Click here to read Part I.
Thus the Writing Retreat has come to an end, and K.F. Goodacre and I must return to our day jobs. I must confess, my level of productivity paled in comparison to that of K.F. Goodacre, who’s been slashing words from her book baby as though editing were some form of infanticide. Me? Well I spent most of my time sorting out my extremely out of date Scrivener file and organising the research photos from my visit to New Orleans last year for one of my current projects, Salt. I also did a little bit of editing myself and a smidgeon of plotting, essentially attempting to hammer my existing work into some form of springboard that I can push up from.
Truth be told, I haven’t actually picked any writing up since April last year. Two things happened around that time that caused the longest and most numbing spate of writer’s block I’ve ever experienced:
1) My beloved cat Jaffa died slap-bang in the middle of a really productive Camp Nanowrimo and I was too upset to continue.
2) I bought a house. Not just any house, but a new build that didn’t actually complete until late December/early January.
Have you ever bought a house before? If so, you will know how stressful purchasing a house is; obtaining a mortgage, scrabbling around for money you didn’t even realise you needed, having to deal with rude and incompetent solicitors… At the same time I was stuck in a job I absolutely loathed, but I couldn’t move on because it would violate the conditions of my mortgage. Then, after I moved in, I had to find a new job and at the same time deal with all the stresses of living expenses, furnishing and decorating. New job aside, I’m still dealing with these stresses, but at least now it’s gradually receding into the background radiation of my everyday existence.

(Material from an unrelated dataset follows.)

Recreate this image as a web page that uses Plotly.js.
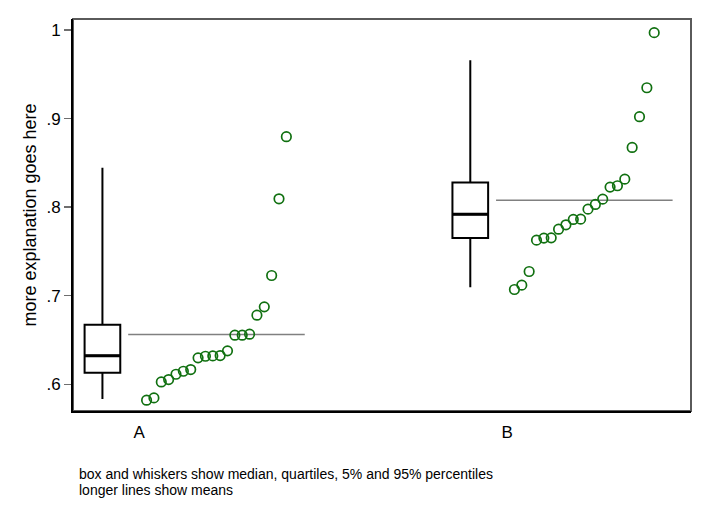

Regardless, I know that life simply won’t stop just so I can write a book, and now things are considerably less hectic than they were before, I really need to get back into the ‘swing’ of writing again. The more I write, the more I want to write, so this weekend’s Writing Retreat – whilst not as productive as it could have been – did succeed in reminding me how much I love my story, and how much I want to continue writing it. I sometimes get the notion that I am ‘not worthy’ of writing Salt; that I lack the ability to weave the story that I want to tell properly. Yesterday whilst out for a Sunday roast dinner in a group, my friend Maria asked me if I had written anymore, because I sent the opening chapter to her last year and she thought it was ‘amazing’. It was really lovely to hear her praise, despite the crushing guilt I felt at not having written anything more to show her. There’s only one way to change that of course… I need to write more!